>> Begin Available data
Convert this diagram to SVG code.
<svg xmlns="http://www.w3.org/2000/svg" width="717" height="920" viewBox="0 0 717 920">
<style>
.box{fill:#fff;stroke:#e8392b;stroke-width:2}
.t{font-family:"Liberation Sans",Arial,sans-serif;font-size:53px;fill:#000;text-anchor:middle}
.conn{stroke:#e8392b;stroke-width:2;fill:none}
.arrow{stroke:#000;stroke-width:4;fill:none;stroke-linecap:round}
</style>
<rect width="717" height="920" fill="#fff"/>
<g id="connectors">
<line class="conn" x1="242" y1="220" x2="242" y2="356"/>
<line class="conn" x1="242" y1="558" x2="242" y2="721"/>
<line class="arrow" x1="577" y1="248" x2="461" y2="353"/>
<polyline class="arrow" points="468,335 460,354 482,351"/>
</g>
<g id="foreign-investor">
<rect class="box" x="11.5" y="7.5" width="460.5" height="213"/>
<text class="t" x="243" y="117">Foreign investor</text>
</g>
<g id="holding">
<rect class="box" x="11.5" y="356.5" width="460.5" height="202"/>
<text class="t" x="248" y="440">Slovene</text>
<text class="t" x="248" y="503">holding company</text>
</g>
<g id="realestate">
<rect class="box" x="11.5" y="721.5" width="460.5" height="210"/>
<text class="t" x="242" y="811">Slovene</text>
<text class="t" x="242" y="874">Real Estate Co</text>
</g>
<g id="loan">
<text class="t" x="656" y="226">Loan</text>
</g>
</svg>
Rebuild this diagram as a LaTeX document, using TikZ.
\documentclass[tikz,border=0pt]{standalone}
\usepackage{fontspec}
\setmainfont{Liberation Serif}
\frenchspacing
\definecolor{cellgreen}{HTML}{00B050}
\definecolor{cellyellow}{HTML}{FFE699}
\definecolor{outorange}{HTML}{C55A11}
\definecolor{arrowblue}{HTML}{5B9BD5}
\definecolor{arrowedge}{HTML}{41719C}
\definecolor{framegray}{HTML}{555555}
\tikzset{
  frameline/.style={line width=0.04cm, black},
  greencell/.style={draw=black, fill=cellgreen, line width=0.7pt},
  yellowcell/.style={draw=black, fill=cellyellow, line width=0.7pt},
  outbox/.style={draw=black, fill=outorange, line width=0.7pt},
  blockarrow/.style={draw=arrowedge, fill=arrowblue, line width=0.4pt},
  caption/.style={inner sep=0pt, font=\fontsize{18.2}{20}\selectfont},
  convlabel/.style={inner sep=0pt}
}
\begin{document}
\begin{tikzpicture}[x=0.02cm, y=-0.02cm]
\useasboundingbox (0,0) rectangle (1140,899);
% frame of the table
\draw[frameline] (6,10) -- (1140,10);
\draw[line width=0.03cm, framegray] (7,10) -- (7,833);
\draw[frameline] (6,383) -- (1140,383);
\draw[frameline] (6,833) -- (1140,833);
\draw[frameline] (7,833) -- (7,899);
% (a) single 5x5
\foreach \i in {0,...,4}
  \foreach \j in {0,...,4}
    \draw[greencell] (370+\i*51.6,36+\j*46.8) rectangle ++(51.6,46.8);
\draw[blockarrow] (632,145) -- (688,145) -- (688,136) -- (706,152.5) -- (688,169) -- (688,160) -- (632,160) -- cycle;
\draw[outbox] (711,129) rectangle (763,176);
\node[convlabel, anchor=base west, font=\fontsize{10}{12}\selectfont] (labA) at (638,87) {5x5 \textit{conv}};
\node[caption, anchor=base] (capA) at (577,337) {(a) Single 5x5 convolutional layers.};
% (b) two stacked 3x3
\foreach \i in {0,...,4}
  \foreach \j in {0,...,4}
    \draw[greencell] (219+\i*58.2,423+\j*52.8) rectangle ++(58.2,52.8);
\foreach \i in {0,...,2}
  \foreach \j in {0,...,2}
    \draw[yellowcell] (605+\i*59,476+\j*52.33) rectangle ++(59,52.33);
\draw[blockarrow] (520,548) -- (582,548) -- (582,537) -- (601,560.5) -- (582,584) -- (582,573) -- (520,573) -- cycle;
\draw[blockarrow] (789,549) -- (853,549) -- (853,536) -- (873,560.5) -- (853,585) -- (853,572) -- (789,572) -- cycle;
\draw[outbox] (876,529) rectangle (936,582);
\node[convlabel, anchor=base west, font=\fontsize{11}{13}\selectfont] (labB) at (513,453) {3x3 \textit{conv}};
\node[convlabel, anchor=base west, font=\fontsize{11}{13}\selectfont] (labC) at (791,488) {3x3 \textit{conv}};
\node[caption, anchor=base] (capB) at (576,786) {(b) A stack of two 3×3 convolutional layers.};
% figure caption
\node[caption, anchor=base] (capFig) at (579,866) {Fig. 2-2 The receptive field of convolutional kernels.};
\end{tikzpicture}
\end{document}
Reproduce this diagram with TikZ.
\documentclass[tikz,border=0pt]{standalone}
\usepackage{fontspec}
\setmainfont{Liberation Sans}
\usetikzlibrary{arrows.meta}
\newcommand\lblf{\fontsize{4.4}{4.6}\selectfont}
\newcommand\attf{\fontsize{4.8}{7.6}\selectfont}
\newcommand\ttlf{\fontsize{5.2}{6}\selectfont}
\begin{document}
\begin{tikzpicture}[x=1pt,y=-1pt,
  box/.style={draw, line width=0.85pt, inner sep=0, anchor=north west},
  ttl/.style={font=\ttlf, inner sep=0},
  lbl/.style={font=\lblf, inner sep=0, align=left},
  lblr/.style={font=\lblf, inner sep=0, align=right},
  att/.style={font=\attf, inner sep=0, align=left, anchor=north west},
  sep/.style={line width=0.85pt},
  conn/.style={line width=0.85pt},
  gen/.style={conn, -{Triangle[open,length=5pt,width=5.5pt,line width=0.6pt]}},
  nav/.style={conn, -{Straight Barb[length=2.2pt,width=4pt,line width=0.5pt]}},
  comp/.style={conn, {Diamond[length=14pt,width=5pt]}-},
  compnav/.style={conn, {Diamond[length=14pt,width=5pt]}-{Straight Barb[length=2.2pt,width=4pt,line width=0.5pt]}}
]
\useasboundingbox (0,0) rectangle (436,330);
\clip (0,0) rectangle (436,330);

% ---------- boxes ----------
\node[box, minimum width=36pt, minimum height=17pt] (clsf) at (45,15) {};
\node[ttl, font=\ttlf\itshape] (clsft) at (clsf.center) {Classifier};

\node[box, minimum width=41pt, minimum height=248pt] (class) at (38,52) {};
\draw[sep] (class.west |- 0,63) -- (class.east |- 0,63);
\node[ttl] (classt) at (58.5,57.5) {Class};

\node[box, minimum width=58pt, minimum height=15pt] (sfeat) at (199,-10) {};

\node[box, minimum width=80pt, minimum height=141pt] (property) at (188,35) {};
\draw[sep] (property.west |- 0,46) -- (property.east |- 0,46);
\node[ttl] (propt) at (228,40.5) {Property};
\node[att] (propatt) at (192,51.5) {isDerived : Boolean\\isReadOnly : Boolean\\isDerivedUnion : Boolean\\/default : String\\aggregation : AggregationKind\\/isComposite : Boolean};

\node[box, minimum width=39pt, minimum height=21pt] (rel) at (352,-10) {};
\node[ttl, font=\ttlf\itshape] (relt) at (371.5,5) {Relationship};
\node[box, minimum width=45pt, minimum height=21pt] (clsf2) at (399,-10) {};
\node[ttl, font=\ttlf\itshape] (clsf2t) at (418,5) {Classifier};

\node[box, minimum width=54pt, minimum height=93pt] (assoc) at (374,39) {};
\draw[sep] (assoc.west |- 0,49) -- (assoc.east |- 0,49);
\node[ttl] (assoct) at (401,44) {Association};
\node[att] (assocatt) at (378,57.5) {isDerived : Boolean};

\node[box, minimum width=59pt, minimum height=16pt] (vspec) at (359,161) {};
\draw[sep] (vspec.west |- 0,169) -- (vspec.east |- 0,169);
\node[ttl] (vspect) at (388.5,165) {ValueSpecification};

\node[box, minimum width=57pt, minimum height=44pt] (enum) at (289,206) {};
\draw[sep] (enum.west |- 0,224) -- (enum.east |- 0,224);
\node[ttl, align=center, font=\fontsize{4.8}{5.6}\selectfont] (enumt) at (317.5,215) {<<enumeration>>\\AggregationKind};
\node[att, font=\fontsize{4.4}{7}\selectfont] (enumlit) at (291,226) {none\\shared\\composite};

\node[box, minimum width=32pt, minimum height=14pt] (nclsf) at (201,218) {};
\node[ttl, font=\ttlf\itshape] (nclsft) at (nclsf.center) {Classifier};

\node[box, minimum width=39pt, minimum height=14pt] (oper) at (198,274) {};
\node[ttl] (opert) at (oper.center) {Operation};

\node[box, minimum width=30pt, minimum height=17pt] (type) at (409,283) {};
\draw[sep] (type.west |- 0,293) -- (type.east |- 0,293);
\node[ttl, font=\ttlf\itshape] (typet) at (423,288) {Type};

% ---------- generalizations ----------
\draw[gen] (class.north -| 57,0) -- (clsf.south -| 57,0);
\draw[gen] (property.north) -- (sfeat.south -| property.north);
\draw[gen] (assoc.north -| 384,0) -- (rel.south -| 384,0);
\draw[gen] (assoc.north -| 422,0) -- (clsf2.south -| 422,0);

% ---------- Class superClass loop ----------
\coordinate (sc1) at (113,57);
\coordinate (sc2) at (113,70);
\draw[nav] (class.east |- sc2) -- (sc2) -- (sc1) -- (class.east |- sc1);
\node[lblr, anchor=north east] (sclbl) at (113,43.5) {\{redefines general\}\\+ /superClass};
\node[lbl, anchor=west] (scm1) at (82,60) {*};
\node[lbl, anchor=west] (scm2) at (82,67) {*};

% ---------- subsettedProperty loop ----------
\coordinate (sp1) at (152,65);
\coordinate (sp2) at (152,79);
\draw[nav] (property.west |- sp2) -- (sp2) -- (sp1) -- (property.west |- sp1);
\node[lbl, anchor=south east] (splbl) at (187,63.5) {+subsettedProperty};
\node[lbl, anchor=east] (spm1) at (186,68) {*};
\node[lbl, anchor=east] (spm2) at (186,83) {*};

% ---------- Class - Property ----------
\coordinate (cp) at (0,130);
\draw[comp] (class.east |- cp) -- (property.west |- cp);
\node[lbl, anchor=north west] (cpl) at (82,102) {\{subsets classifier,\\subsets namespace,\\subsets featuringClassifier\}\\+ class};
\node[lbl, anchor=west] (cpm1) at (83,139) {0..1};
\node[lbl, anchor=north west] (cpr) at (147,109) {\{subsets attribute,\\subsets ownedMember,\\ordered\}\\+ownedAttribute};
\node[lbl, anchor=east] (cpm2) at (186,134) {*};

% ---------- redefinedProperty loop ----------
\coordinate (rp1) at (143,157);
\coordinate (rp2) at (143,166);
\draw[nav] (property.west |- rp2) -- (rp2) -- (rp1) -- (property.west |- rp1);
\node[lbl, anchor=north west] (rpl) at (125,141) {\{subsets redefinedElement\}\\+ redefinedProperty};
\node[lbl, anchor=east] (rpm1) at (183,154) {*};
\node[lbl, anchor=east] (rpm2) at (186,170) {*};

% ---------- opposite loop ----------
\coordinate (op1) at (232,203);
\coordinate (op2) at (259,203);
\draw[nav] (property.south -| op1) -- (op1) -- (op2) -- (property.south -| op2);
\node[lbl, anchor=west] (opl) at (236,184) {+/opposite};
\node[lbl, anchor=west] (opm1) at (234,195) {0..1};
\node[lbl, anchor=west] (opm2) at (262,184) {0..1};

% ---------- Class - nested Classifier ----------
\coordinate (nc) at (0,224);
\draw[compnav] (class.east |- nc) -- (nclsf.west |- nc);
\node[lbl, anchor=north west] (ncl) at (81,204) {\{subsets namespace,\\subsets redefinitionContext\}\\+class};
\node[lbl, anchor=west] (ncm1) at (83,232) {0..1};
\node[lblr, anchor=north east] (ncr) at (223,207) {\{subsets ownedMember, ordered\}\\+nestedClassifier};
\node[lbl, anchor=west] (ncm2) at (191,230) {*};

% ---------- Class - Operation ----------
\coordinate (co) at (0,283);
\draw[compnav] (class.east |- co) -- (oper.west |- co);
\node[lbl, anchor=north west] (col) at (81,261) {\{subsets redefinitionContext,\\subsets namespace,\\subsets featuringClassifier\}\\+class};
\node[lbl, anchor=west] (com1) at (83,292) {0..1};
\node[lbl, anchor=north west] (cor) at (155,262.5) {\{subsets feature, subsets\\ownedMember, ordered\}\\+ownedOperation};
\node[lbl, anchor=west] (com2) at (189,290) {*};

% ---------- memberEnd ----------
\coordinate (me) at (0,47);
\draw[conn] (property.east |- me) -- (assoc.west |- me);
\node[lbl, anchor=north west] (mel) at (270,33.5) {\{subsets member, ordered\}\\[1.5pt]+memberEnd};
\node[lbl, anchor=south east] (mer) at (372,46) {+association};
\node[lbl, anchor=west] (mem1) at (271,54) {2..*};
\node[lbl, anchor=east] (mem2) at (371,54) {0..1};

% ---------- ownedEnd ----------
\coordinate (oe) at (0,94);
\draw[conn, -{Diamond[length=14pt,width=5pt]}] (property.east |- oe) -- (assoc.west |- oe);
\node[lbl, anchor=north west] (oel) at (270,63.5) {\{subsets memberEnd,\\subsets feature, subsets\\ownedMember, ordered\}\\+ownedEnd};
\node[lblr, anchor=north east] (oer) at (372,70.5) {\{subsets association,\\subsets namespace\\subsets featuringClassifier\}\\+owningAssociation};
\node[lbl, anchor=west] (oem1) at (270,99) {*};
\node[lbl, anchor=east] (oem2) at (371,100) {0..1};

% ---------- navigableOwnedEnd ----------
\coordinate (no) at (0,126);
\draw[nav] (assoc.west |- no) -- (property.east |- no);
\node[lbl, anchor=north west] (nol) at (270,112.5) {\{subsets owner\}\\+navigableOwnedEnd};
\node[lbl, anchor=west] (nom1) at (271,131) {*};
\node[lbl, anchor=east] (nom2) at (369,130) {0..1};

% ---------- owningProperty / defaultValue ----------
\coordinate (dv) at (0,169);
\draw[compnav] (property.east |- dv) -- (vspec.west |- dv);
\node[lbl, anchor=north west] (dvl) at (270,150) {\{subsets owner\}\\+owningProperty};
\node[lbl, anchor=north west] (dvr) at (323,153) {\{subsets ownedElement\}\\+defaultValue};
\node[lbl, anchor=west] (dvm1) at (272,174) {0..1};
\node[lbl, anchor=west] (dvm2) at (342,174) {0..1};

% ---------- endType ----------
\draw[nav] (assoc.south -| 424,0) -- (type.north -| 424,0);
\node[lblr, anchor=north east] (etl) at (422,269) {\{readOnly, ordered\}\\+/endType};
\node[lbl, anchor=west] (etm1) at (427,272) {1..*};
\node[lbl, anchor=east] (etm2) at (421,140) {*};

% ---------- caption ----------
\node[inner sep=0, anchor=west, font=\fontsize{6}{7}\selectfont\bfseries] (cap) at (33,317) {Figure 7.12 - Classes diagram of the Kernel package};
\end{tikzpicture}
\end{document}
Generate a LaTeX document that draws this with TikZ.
>> End Available data
__Stated task__
Extract every line from the records above that contains the word "with".

__Complete answer__
Reproduce this diagram with TikZ.
Generate a LaTeX document that draws this with TikZ.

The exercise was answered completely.